Not All Roses
First off, thank you to all of the sponsors, exhibitors, speakers, and attendees of Northwest Ohio Crops Day last week in Deshler. For the third year in a row it was a cold snowy day, filled with excellent information with regards to the upcoming growing season. A few points that I took home were that our recent weather patterns have the potential to become trends as our climate changes. Another key point was that commodity outlooks for the coming year were rather guarded due to factors across the globe. I’m always amazed that they are able to get two corn crops in a year in Brazil, which impacts the amount of corn available on the global market. I sure hope this year is more cooperating than last.
Tomorrow looks to be one of the colder days we have had this winter. This shot of winter however appears to be short lived, with a warm up to follow.
Along those lines it is hard to believe, but we are only five weeks away from spring! Is it too early to be talking about planting flowers? The answer is no! There are a number of popular tender garden annuals that can easily be started from seed in your home. Some need as much as 12 weeks to develop (which takes us to May), so they can be started soon. These include wax (or fibrous-rooted) begonias, geraniums, heliotrope, pansies and violas.
Almost any shallow container or flat with drainage holes can be used to germinate seeds. Use a soilless mix, since garden soil can harbor diseases that attack young seedlings. Keep the medium moist at all times by misting the soil or placing the container in a tray of water allowing “capillary” action. The seeds do not need light to germinate, but light quality is critical once germination has taken place. Once the seedlings have developed 3-4 true leaves, they can be moved to individual containers or cell packs, and benefit from light fertilizer applications.

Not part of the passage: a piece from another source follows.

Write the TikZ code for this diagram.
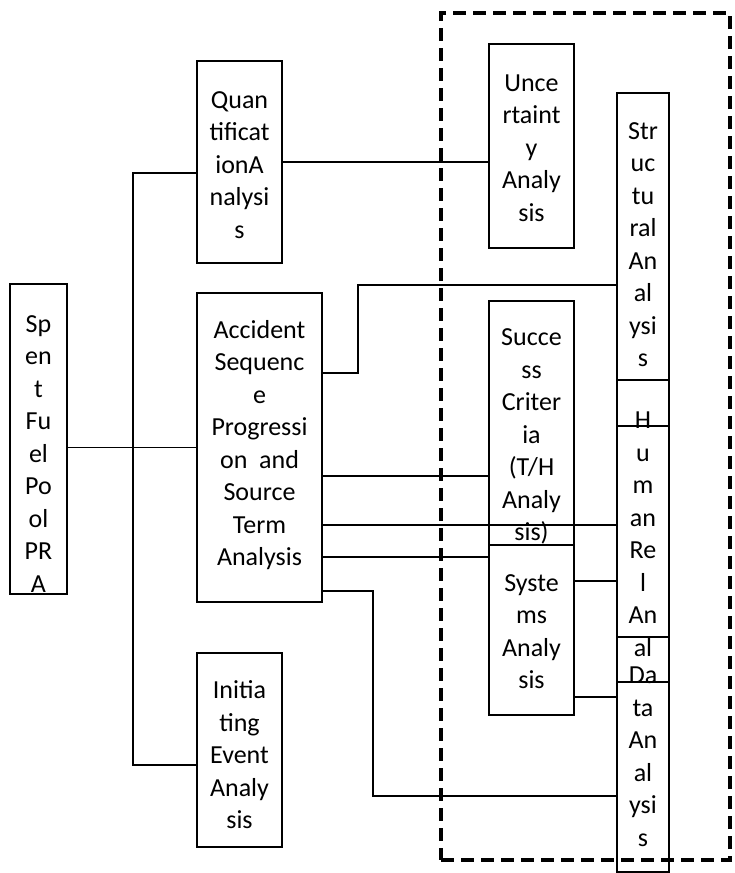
\documentclass[tikz,border=0pt]{standalone}
\usepackage{fontspec}
\setmainfont{Carlito}
\usetikzlibrary{positioning}

\begin{document}
\begin{tikzpicture}[
  x=1pt, y=-1pt,
  box/.style  ={draw, line width=1.3pt, inner sep=0pt},
  txt/.style  ={align=center, inner sep=0pt, font=\fontsize{26}{32.5}\selectfont},
  link/.style ={line width=1.3pt},
  frame/.style={draw, line width=4.5pt, dash pattern=on 13pt off 7pt, inner sep=0pt}
]
\useasboundingbox (0,0) rectangle (735,873);

% ---- dashed group on the right ----
\node[frame, minimum width=289pt, minimum height=847pt] (grp) at (585.5,436.5) {};

% ---- boxes ----
\node[box, minimum width=57pt, minimum height=310pt] (spent) at (38.5,439) {};
\node[box, minimum width=85pt, minimum height=202pt] (quant) at (239.5,162) {};
\node[box, minimum width=125pt, minimum height=309pt] (acc) at (259.5,447.5) {};
\node[box, minimum width=85pt, minimum height=194pt] (init) at (239.5,750) {};
\node[box, minimum width=85pt, minimum height=204pt] (unc) at (531.5,146) {};
\node[box, minimum width=85pt, minimum height=244pt] (succ) at (531.5,423) {};
\node[box, minimum width=85pt, minimum height=170pt] (sys) at (531.5,630) {};
\node[box, minimum width=52pt, minimum height=333pt] (str) at (643,259.5) {};
\node[box, minimum width=52pt, minimum height=302pt] (hum) at (643,531) {};
\node[box, minimum width=52pt, minimum height=235pt] (dat) at (643,754.5) {};

% ---- texts ----
\node[txt] (spent-t) at (38.5,454) {Sp\\en\\t\\Fu\\el\\Po\\ol\\PR\\A};
\node[txt] (quant-t) at (239.5,165) {Quan\\tificat\\ionA\\nalysi\\s};
\node[txt] (acc-t) at (259.5,445) {Accident\\Sequenc\\e\\Progressi\\on\ \ and\\Source\\Term\\Analysis};
\node[txt] (init-t) at (239.5,755) {Initia\\ting\\Event\\Analy\\sis};
\node[txt] (unc-t) at (531.5,148) {Unce\\rtaint\\y\\Analy\\sis};
\node[txt] (succ-t) at (531.5,436.5) {Succe\\ss\\Criter\\ia\\(T/H\\Analy\\sis)};
\node[txt] (sys-t) at (531.5,631.5) {Syste\\ms\\Analy\\sis};
\node[txt] (str-t) at (643,244.5) {Str\\uc\\tu\\ral\\An\\al\\ysi\\s};
\node[txt] (hum-t) at (643,534) {H\\u\\m\\an\\Re\\l\\An\\al};
\node[txt] (dat-t) at (643,756.5) {Da\\ta\\An\\al\\ysi\\s};

% ---- left tree ----
\coordinate (tq) at (133,173);
\coordinate (ti) at (133,765);
\draw[link] (spent.east |- acc.west) -- (acc.west);
\draw[link] (tq -| quant.west) -- (tq) -- (ti) -- (ti -| init.west);
\draw[link] (quant.east) -- (quant.east -| unc.west);

% ---- accident sequence to the group ----
\coordinate (k1) at (358,373);
\coordinate (k2) at (358,285);
\coordinate (k3) at (0,476);
\coordinate (k4) at (0,525);
\coordinate (k5) at (0,557);
\coordinate (k6) at (373,591);
\coordinate (k7) at (373,796);
\draw[link] (k1 -| acc.east) -- (k1) -- (k2) -- (k2 -| str.west);
\draw[link] (k3 -| acc.east) -- (k3 -| succ.west);
\draw[link] (k4 -| acc.east) -- (k4 -| hum.west);
\draw[link] (k5 -| acc.east) -- (k5 -| sys.west);
\draw[link] (k6 -| acc.east) -- (k6) -- (k7) -- (k7 -| dat.west);

% ---- systems to human / data ----
\coordinate (s1) at (0,581);
\coordinate (s2) at (0,697);
\draw[link] (s1 -| sys.east) -- (s1 -| hum.west);
\draw[link] (s2 -| sys.east) -- (s2 -| dat.west);

\end{tikzpicture}
\end{document}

Gentlemen, Friday is Valentines day, and if you purchase roses, you better make sure they say the right thing. A colleague of mine, Chris Penrose (no pun intended by the name) in southern Ohio shared in a similar column the following meaning of roses; “Around 25 years ago, I read about what different colors of roses mean. For a refresher course, here are widely some accepted meanings for different colored roses, blooms and arrangements. Red roses say “I love you,” and also stand for respect and courage. White roses have several meanings: reverence and humility, innocence and purity, and secrecy and silence. Red and white roses together, or white roses with red edges, signify unity. Pink roses in general symbolize grace and gentility, yellow roses stand for joy and gladness, but can also say “try to care.” Coral or orange roses denote enthusiasm and desire. Two roses taped together to form a single stem signal and engagement or coming marriage. A single rose stands for simplicity.” I’ll end this week with a thought from, Ralph Waldo Emerson: “The earth laughs in flowers.” Have a great week.